It's just three storefronts now, just half a block with a jewelry/pawn shop, a carryout and a barber shop.
But to city officials, this half a block in the 400 block of W. Baltimore St. is a critical piece for revitalization, a bridge between the University of Maryland, Baltimore campus to the west and the Hippodrome Theatre and Starbucks to the east.
And so the city is pressing the university to put a planned student bookstore, to be managed by Barnes & Noble, at the northeast corner of Baltimore and Paca streets, a move officials hope will inject more energy and visibility to an area undergoing a slow transformation.
Mayor Sheila Dixon has weighed in, calling UMB President David J. Ramsay. And Baltimore Development Corp. officials, along with various downtown revitalization groups, have met with and lobbied university officials.
"It would be good for the university and its image and good for the west side and good for the community," said M.J. "Jay" Brodie, president of the BDC. "It would be very lively, visible, and give the store a broader customer base."
University officials had planned to open the bookstore in a new campus center currently under construction in the 600 block of W. Lombard St., said James Hill, vice president for administration and finance.
Putting the bookstore in a building owned by the university would obviously be less costly, Hill said. "It's just a matter of economics," he added.
Still, Hill said, university officials have been in negotiations and discussions with city officials and the developers - A&R; Development Corp. of Baltimore and David S. Brown Enterprises Ltd. - to see if they can find an economically viable solution for the university.
Brodie said the city is looking at offering the university financial incentives, such as low-interest loans, to make the deal more economically viable.

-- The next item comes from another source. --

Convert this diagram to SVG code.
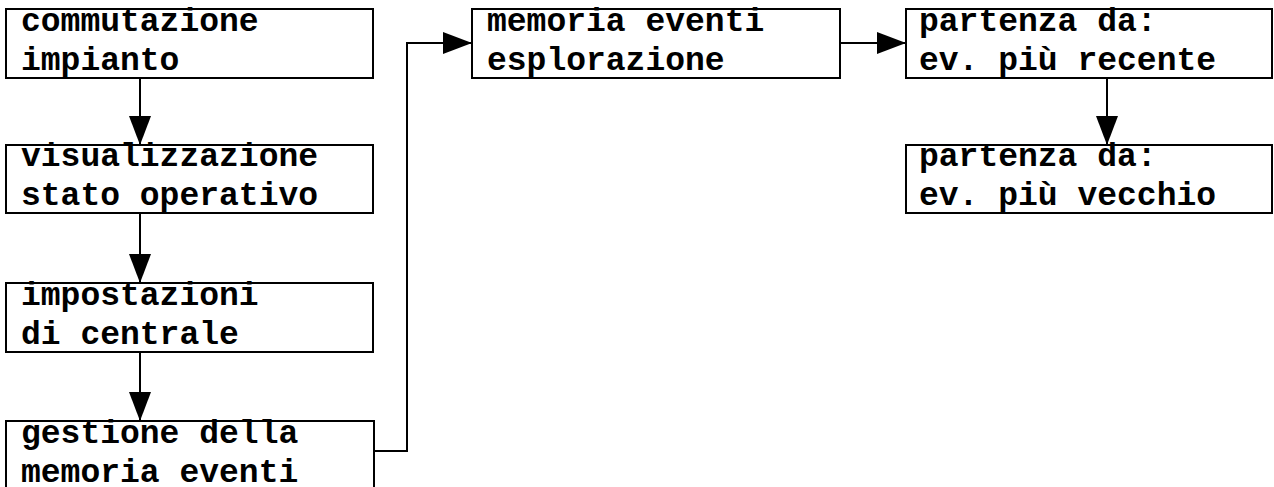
<svg xmlns="http://www.w3.org/2000/svg" width="1274" height="487" viewBox="0 0 1274 487">
<style>
.box{fill:#fff;stroke:#000;stroke-width:2}
.t{font-family:"Liberation Mono","Courier New",monospace;font-weight:bold;font-size:33px;fill:#000}
.c{fill:none;stroke:#000;stroke-width:2}
</style>
<defs>
<marker id="ah" markerUnits="userSpaceOnUse" markerWidth="30" markerHeight="22" refX="29" refY="11" orient="auto">
<path d="M0,0 L29,11 L0,22 Z" fill="#000"/>
</marker>
</defs>
<rect width="1274" height="487" fill="#fff"/>
<g id="connectors">
<line class="c" x1="140" y1="78" x2="140" y2="145" marker-end="url(#ah)"/>
<line class="c" x1="140" y1="213" x2="140" y2="283" marker-end="url(#ah)"/>
<line class="c" x1="140" y1="352" x2="140" y2="421" marker-end="url(#ah)"/>
<polyline class="c" points="374,451 407,451 407,43 472,43" marker-end="url(#ah)"/>
<line class="c" x1="840" y1="43" x2="906" y2="43" marker-end="url(#ah)"/>
<line class="c" x1="1107" y1="78" x2="1107" y2="145" marker-end="url(#ah)"/>
</g>
<g id="n1"><rect class="box" x="6" y="9" width="367" height="69"/><text class="t" x="21" y="31">commutazione</text><text class="t" x="21" y="70">impianto</text></g>
<g id="n2"><rect class="box" x="6" y="145" width="367" height="68"/><text class="t" x="21" y="166">visualizzazione</text><text class="t" x="21" y="205">stato operativo</text></g>
<g id="n3"><rect class="box" x="6" y="283" width="367" height="69"/><text class="t" x="21" y="305">impostazioni</text><text class="t" x="21" y="344">di centrale</text></g>
<g id="n4"><rect class="box" x="6" y="421" width="368" height="70"/><text class="t" x="21" y="443">gestione della</text><text class="t" x="21" y="482">memoria eventi</text></g>
<g id="n5"><rect class="box" x="472" y="9" width="368" height="69"/><text class="t" x="487" y="31">memoria eventi</text><text class="t" x="487" y="70">esplorazione</text></g>
<g id="n6"><rect class="box" x="906" y="9" width="366" height="69"/><text class="t" x="919" y="31">partenza da:</text><text class="t" x="919" y="70">ev. più recente</text></g>
<g id="n7"><rect class="box" x="906" y="145" width="366" height="68"/><text class="t" x="919" y="166">partenza da:</text><text class="t" x="919" y="205">ev. più vecchio</text></g>
</svg>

"We're waiting to hear back," Brodie said. "You're hardly going to know the store is there if it's in the student center."
Hill said the university was "very close to making a decision" and will likely discuss it this week.
"That block is important to both the city and the university," said Hill. "That's the link between the university and Centerpoint [apartments] and downtown. It's not the best of blocks on either side of the street, and it's felt that the bookstore presence there would just about complete the whole north side of West Baltimore Street and that block."
The university's bookstore was previously located in the student union building, which is now being rebuilt as a new campus center. In the meantime, the bookstore is in a temporary location on Penn Street.
The new bookstore would have about 10,000 square feet and primarily function as a university store with textbooks but will also include books for the larger community, and likely a cafe section, said Hill. The project is several years from completion.
Deputy Mayor Andrew Frank said the university's expansion "is the strength that makes the west-side transformation possible."
"We view the opportunity for a community bookstore in the heart of a thriving university district as important to the west side today as the Hippodrome and Centerpoint were just a few years back," Frank said. "Building a retail Barnes & Noble represents a unique opportunity to accelerate the transformation of the neighborhood that surrounds UMB's campus."
Downtown boosters agree.
"Overnight, a university bookstore will transform that area into a college town," said Kirby Fowler, president of the Downtown Partnership. "That block is just a little inactive right now," he said. "The additional activity on the street will multiply right before our eyes."
Fowler said there are also plans to transform the south side of the block, owned by the same developers, into a mixed-use complex with residential units, retail businesses, and possibly offices.
A&R; and Brown Enterprises could not be reached for comment.
The owner of Samuelson's Diamonds, the jewelry/pawn shop on the block, said he was unaware of discussions regarding that site and had no comment.
Next door at New Civic, a carryout restaurant with a small dining section, owner Kyong Choe said she had heard talk of a bookstore and is worried about her eatery's future. "I like it here; I've got a lot of regular customers," said Choe, 57, who has run the restaurant for the past 19 years.
Still, Choe said, she's noticed the changes and understands that the city is trying to develop a more upscale area. She just hopes she doesn't get lost in the dust.
"If they all plan, then they should help me with moving," she said. "I was planning for retirement."
Charles Michie, 44, manager of Millennium Cutz 2000, also worries about where he would go. "I would have no problem leaving as long as I stay downtown," said Michie. "All my clients are down here."
He also understands that the block can't stay the same. "You got the dental school and the law school, and now they got the Starbucks and an eatery next door, and luxury condominiums just finished," he said. "You can't have development, then eyesores, then development.
"It's pretty much inevitable," he said of leaving. "What can I do?"
The bookstore would add to a flood of construction continuing on the west side.
A $40 million hotel, apartment and restaurant complex conceived by UMB is set to go up on the northwest corner of Eutaw and Fayette streets. The development will consist of a 140-room Marriott TownePlace Suites hotel, a parking garage, 90 market-rate apartments, a restaurant and retail space, according to preliminary plans.
And the city's long-stalled superblock project is moving forward after resolving all outstanding lawsuits, allowing the start of a development with 400 to 500 market-rate apartments and up to 250,000 square feet of shops and parking.